December 13, 2024 By Angie Herrera
Git Commit Messages
I've started writing Git Commit messages in a way that keeps things organized and makes future me a bit happier and less stressed.
Back in September, Will Browar, a fellow Craft CMS developer, posted a screenshotof his personal website’s Git commits on Mastodon. I noticed his commit messages were all prefixed by "fix", "feat", or "chore". As someone who got into Git sorta slow, still only touches the surface of Git, and whose inner nerd is always curious about what the cool kids are doing, I was intrigued. So I asked Will to tell me about it. His reply:
@angieherrera Hey Angie, a friend of mine turned me on to Conventional Commits a few years ago and it's a way to prefix commit messages to help you search and filter them later. Also, if you're pushing a lot of granular commits it's helpful as a way to essentially document all of the changes you’re making when you look back through your commit history.
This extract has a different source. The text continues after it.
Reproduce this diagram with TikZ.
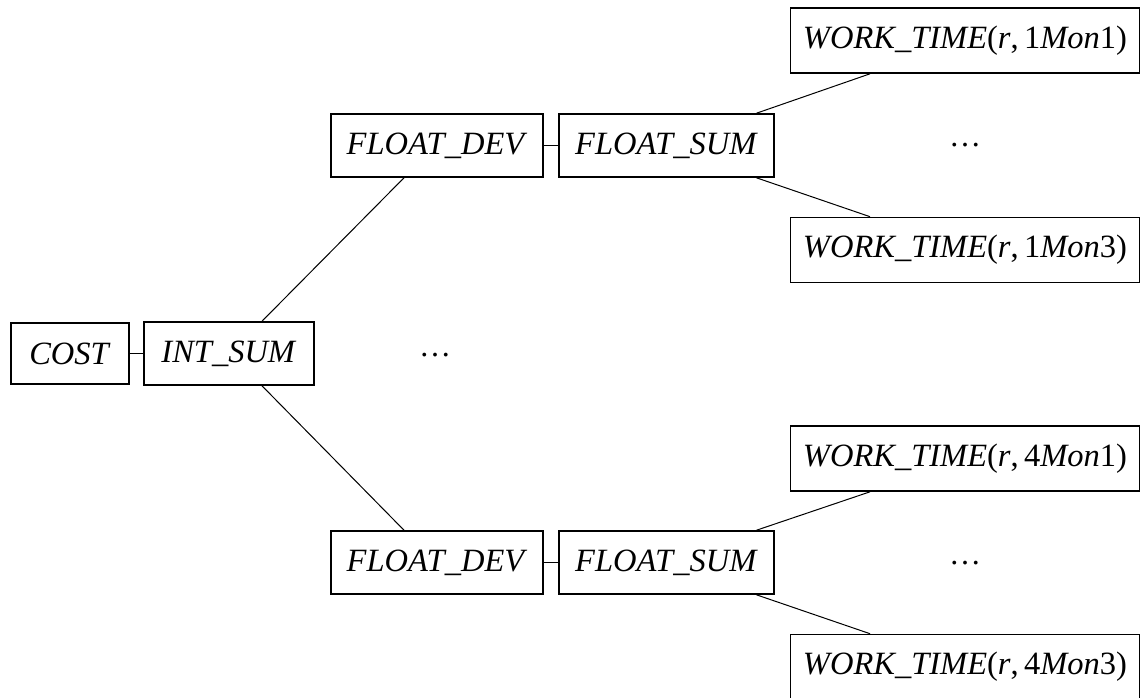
\documentclass[tikz,border=0pt]{standalone}
\usepackage{fontspec}
\setmainfont{Liberation Serif}
\begin{document}
\begin{tikzpicture}[x=1pt,y=-1pt,
  box/.style={draw, line width=1.6pt, inner sep=0pt, font=\fontsize{32.5}{36}\selectfont, minimum height=63pt},
  wbox/.style={box, minimum width=349pt, minimum height=65pt},
  link/.style={line width=1pt},
  dots/.style={font=\fontsize{32}{36}\selectfont, inner sep=0pt}]
\useasboundingbox (0,0) rectangle (1142,697);
\node[box, minimum width=118pt, minimum height=61pt] (cost) at (70,353.5) {\textit{COST}};
\node[box, minimum width=170pt] (int) at (229,353.5) {\textit{INT\_SUM}};
\node[box, minimum width=212pt] (fdt) at (437,145.5) {\textit{FLOAT\_DEV}};
\node[box, minimum width=215pt] (fst) at (666.5,145.5) {\textit{FLOAT\_SUM}};
\node[box, minimum width=212pt] (fdb) at (437,562.5) {\textit{FLOAT\_DEV}};
\node[box, minimum width=215pt] (fsb) at (666.5,562.5) {\textit{FLOAT\_SUM}};
\node[wbox] (w1) at (965,40.5) {\textit{WORK\_TIME}(\textit{r},\,1\textit{Mon}1)};
\node[wbox] (w3) at (965,250) {\textit{WORK\_TIME}(\textit{r},\,1\textit{Mon}3)};
\node[wbox] (w41) at (965,458.5) {\textit{WORK\_TIME}(\textit{r},\,4\textit{Mon}1)};
\node[wbox] (w43) at (965,667) {\textit{WORK\_TIME}(\textit{r},\,4\textit{Mon}3)};
\node[dots] (d1) at (965,145) {\ldots};
\node[dots] (d2) at (435,355) {\ldots};
\node[dots] (d3) at (965,563) {\ldots};
\draw[link] (cost) -- (int);
\draw[link] (fdt) -- (fst);
\draw[link] (fdb) -- (fsb);
\draw[link] ([xshift=33pt]int.north) -- ([xshift=-33pt]fdt.south);
\draw[link] ([xshift=33pt]int.south) -- ([xshift=-33pt]fdb.north);
\draw[link] ([xshift=90pt]fst.north) -- ([xshift=-95pt]w1.south);
\draw[link] ([xshift=90pt]fst.south) -- ([xshift=-95pt]w3.north);
\draw[link] ([xshift=90pt]fsb.north) -- ([xshift=-95pt]w41.south);
\draw[link] ([xshift=90pt]fsb.south) -- ([xshift=-95pt]w43.north);
\end{tikzpicture}
\end{document}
I think it came out of the Angular community but I’ve gotten in the habit of doing this at work and for every project:
Will was kind enough to also explain his version of Conventional Commits. So I put that little nugget away until I could make time to dive a bit deeper into it.
When I got back around to it (which admittedly wasn’t that long after), I was instantly hooked. As someone who loves and craves organization in a lot of areas of life, it made so much sense to me. And its simplicity made it even more appealing and made me decide to implement the basics right away. With a little bit of time, I finally came upon my own interpretation for my Git commits when I’m building and maintaining websites:
- feat: anything feature related, even if deleting code or making changes to existing features
- fix: fixing a bug or issue without new feature code
- refactor: code change that neither fixes a bug nor adds a feature but somehow improves the codebase (for me this is usually streamlining CSS)
- cms: changes to the CMS (version updates or plugin updates, installs, or removals)
- build: Changes that affect the build system or external dependencies, such as npm, DDEV setup, or Laravel Mix.
There are a handful of clients that have monthly support retainers which includes regular CMS updates, fixes, and the occasional small feature add. Clients request the fixes and features on my client portal which attaches a number to it, much like GitHub Issues. For those, I add the request/issue number to the commit as well. I haven’t been super consistent with where I put the number, but I think I finally settled on this:
fix (#77): adjust portal login text and layout
There’s really not much to this. But admittedly once in a while I get stuck on whether to call something a feat
or a fix
(because I’m persnickety like that), so I refer to a note on this that I keep in Apple Notes.
Is this super groundbreaking? Nah. But it does add a nice level of organization that is especially helpful when trying to remember when you worked on a particular part of the codebase or a specific issue.